We measured the compilation times of clang by base_clang, autofdo_clang, autofdo_ori_propeller_clang, and autofdo_my_propeller_clang. The results are shown in the following table:
Version | Time | Optimization Ratio |
---|---|---|
base_clang | 355.3s | - |
autofdo_clang | 308.4s | 13.2% |
autofdo_ori_propeller_clang | 334.5s | 5.9% |
autofdo_my_propeller_clang | 299.8s | 15.6% |
From the results, we can observe that when using the same profile for both AutoFDO and the original propeller optimizations, the propeller optimization had a negative impact on the AutoFDO optimization. The performance of the optimized clang significantly declined compared to that of the clang optimized only by AutoFDO. However, when using the same profile for AutoFDO and the propeller optimization with the matching and inference function, the propeller optimization did not degrade the effect of AutoFDO optimization. Instead, it brought an additional 2.4% performance improvement.

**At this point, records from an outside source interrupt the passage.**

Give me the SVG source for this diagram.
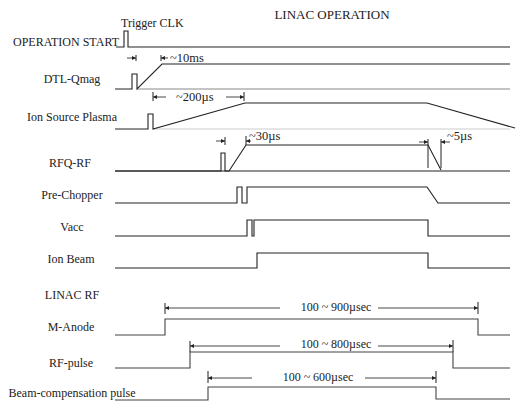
<svg xmlns="http://www.w3.org/2000/svg" width="516" height="407" viewBox="0 0 516 407">
<defs>
<marker id="ah" viewBox="0 0 6 6" refX="6" refY="3" markerWidth="5" markerHeight="4" markerUnits="userSpaceOnUse" orient="auto"><path d="M0,0 L6,3 L0,6 z" fill="#222"/></marker>
<style>
text{font-family:"Liberation Serif","Times New Roman",serif;font-size:12px;fill:#222}
.lbl{text-anchor:middle}
.sig{fill:none;stroke:#222;stroke-width:1.1}
.sig2{fill:none;stroke:#444;stroke-width:1.1}
.base{fill:none;stroke:#888;stroke-width:1}
.faint{fill:none;stroke:#ccc;stroke-width:1}
.dim{fill:none;stroke:#333;stroke-width:0.9}
.tick{fill:none;stroke:#222;stroke-width:1}
</style>
</defs>
<rect width="516" height="407" fill="#fff"/>
<text x="332" y="19" style="font-size:13px" text-anchor="middle">LINAC OPERATION</text>

<g id="operation-start">
<text x="13" y="46">OPERATION START</text>
<text x="121" y="27">Trigger CLK</text>
<path class="sig" d="M116,47 H124 V31 H128 V47 H510"/>
</g>

<g id="dtl-qmag">
<text class="lbl" x="72" y="83">DTL-Qmag</text>
<path class="base" d="M137,89 H510"/>
<path class="sig" d="M115,89 H132 V74 H137 V89 L162,64 H510"/>
</g>

<g id="ion-source-plasma">
<text class="lbl" x="72" y="121">Ion Source Plasma</text>
<path class="faint" d="M153,129 H510"/>
<path class="sig" d="M115,129 H148 V114 H153 V129 L245,103 H427 L515,128"/>
</g>

<g id="rfq-rf">
<text class="lbl" x="70" y="167">RFQ-RF</text>
<path class="sig" d="M115,171 H510"/>
<path class="sig" d="M115,171 H221 V153 H225 V171 H229 L246,145 H428 L441,170"/>
</g>

<g id="pre-chopper">
<text class="lbl" x="72" y="199">Pre-Chopper</text>
<path class="sig" d="M115,203 H237 V187 H242 V203 H247 V187 H427 L438,203 H510"/>
</g>

<g id="vacc">
<text class="lbl" x="72" y="231">Vacc</text>
<path class="sig" d="M115,236 H247 V220 H252 V236 H254 V220 H428 V236 H510"/>
</g>

<g id="ion-beam">
<text class="lbl" x="71" y="263">Ion Beam</text>
<path class="sig" d="M115,268 H257 V253 H428 V268 H510"/>
</g>

<g id="linac-rf">
<text class="lbl" x="72" y="299">LINAC RF</text>
</g>

<g id="m-anode">
<text class="lbl" x="71" y="331">M-Anode</text>
<path class="sig2" d="M115,335 H165 V319 H478 V335 H510"/>
</g>

<g id="rf-pulse">
<text class="lbl" x="71" y="367">RF-pulse</text>
<path class="sig2" d="M115,368 H190 V352 H453 V368 H510"/>
</g>

<g id="beam-compensation-pulse">
<text class="lbl" x="72" y="397">Beam-compensation pulse</text>
<path class="sig2" d="M115,400 H208 V387 H436 V399 H510"/>
</g>

<g id="connectors">
<!-- ~10ms -->
<path class="tick" d="M136,55 V61 M161,55 V61"/>
<line class="dim" x1="127" y1="58" x2="136" y2="58" marker-end="url(#ah)"/>
<line class="dim" x1="168" y1="58" x2="161" y2="58" marker-end="url(#ah)"/>
<text x="170" y="62" style="font-size:12.5px">~10ms</text>
<!-- ~200us -->
<path class="tick" d="M153,92 V101 M244,92 V101"/>
<line class="dim" x1="166" y1="97" x2="153" y2="97" marker-end="url(#ah)"/>
<line class="dim" x1="226" y1="97" x2="244" y2="97" marker-end="url(#ah)"/>
<text x="176" y="101" style="font-size:12.5px">~200µs</text>
<!-- ~30us -->
<path class="tick" d="M225,137 V145 M246,136 V145"/>
<line class="dim" x1="216" y1="141" x2="225" y2="141" marker-end="url(#ah)"/>
<line class="dim" x1="251" y1="141" x2="246" y2="141" marker-end="url(#ah)"/>
<text x="249" y="140" style="font-size:12.5px">~30µs</text>
<!-- ~5us -->
<path class="tick" d="M428,139 V168 M441,139 V168"/>
<line class="dim" x1="419" y1="142" x2="428" y2="142" marker-end="url(#ah)"/>
<line class="dim" x1="450" y1="142" x2="441" y2="142" marker-end="url(#ah)"/>
<text x="447" y="140" style="font-size:12.5px">~5µs</text>
<!-- 100~900 -->
<path class="tick" d="M165,303 V314 M478,302 V314"/>
<line class="dim" x1="280" y1="308" x2="165" y2="308" marker-end="url(#ah)"/>
<line class="dim" x1="378" y1="308" x2="478" y2="308" marker-end="url(#ah)"/>
<text class="lbl" x="336" y="311">100 ~ 900µsec</text>
<!-- 100~800 -->
<path class="tick" d="M190,341 V352 M453,340 V352"/>
<line class="dim" x1="280" y1="346" x2="190" y2="346" marker-end="url(#ah)"/>
<line class="dim" x1="378" y1="346" x2="453" y2="346" marker-end="url(#ah)"/>
<text class="lbl" x="336" y="348">100 ~ 800µsec</text>
<!-- 100~600 -->
<path class="tick" d="M208,371 V383 M436,371 V383"/>
<line class="dim" x1="252" y1="378" x2="208" y2="378" marker-end="url(#ah)"/>
<line class="dim" x1="365" y1="378" x2="436" y2="378" marker-end="url(#ah)"/>
<text class="lbl" x="318" y="381">100 ~ 600µsec</text>
</g>
</svg>
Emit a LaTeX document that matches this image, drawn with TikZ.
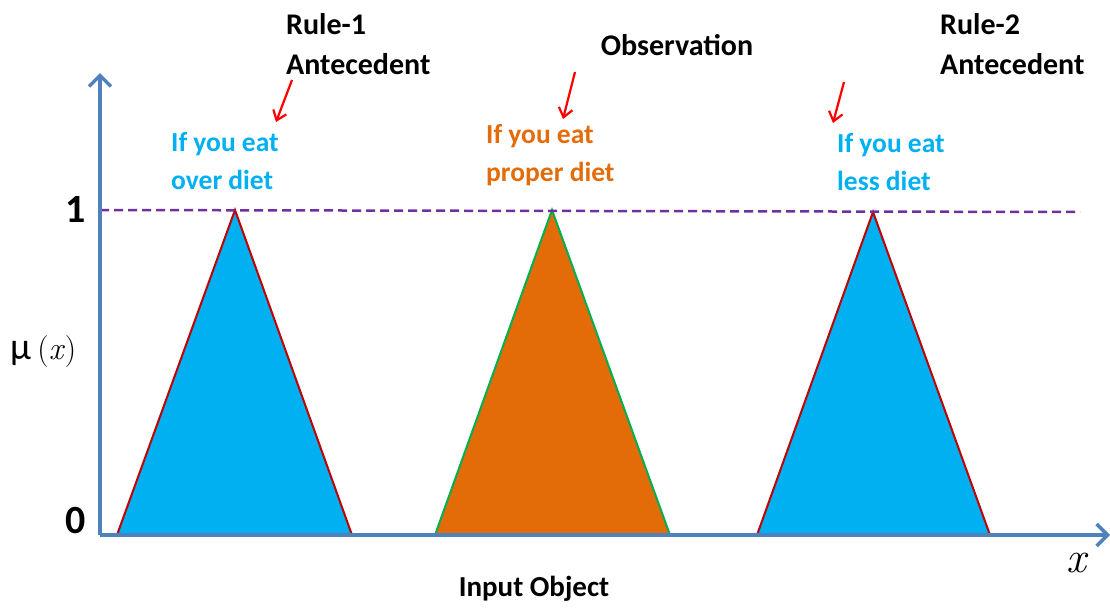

In addition, we also conducted verification on several C++ services in our company. When using a single profile for AutoFDO and the original propeller optimizations, the propeller optimization always degraded the effect of AutoFDO. In contrast, when using the same profile for AutoFDO and the propeller optimization with the matching and inference function, the propeller optimization on average brought an additional 2% performance improvement.